Many people in France were happy to learn that with the easing of the nation’s lockdown, they might be able to take a summer vacation as normal in July or August.
Prime Minister Edouard Philippe even encouraged them to go ahead and make bookings for destinations within France, safe in the knowledge that “the stakeholders of the tourism and hospitality sectors are committed to reimbursing them in full in the event the epidemic makes it impossible for them to go on vacation.”
International travel is another story, however, and caution is advised. Minister of State for European Affairs Amélie de Montchalin recommended that people hold off on booking trips to other European nations, adding: “There is not enough certainty surrounding the situation and what will be possible in two or three months.”
As in many other countries, the tourist industry in France has been badly affected by the coronavirus crisis. On May 14, the prime minister announced an €18 billion aid plan “to prevent the collapse of the tourism sector, which accounts for 8 percent of France’s GDP.”
While the return of domestic tourism is a welcome first step toward recovery, it is not yet clear whether French borders will remain closed to non-European visitors during the holiday season.

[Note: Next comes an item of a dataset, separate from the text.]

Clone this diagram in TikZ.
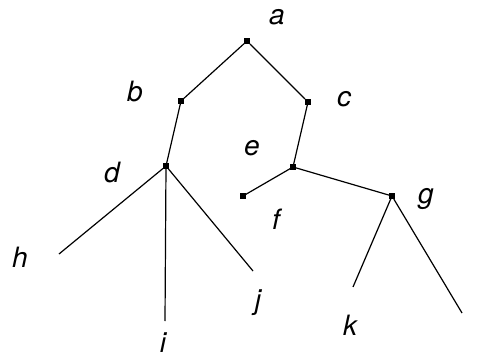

“For the time being, we have no idea,” said Rudy Salles, deputy mayor of Nice and former MP for the Maritime Alps region. One of the world’s most popular tourist destinations, it includes the French Riviera, Nice, Cannes and Monaco.
“The prime minister told us that the French can come on vacation. This is good news because up until now, people could not travel more than 100 kilometers from their main residence. Therefore, we are preparing a campaign to try and attract French customers.”
There are also hopes, he said, that the borders might soon open to travelers from other European nations.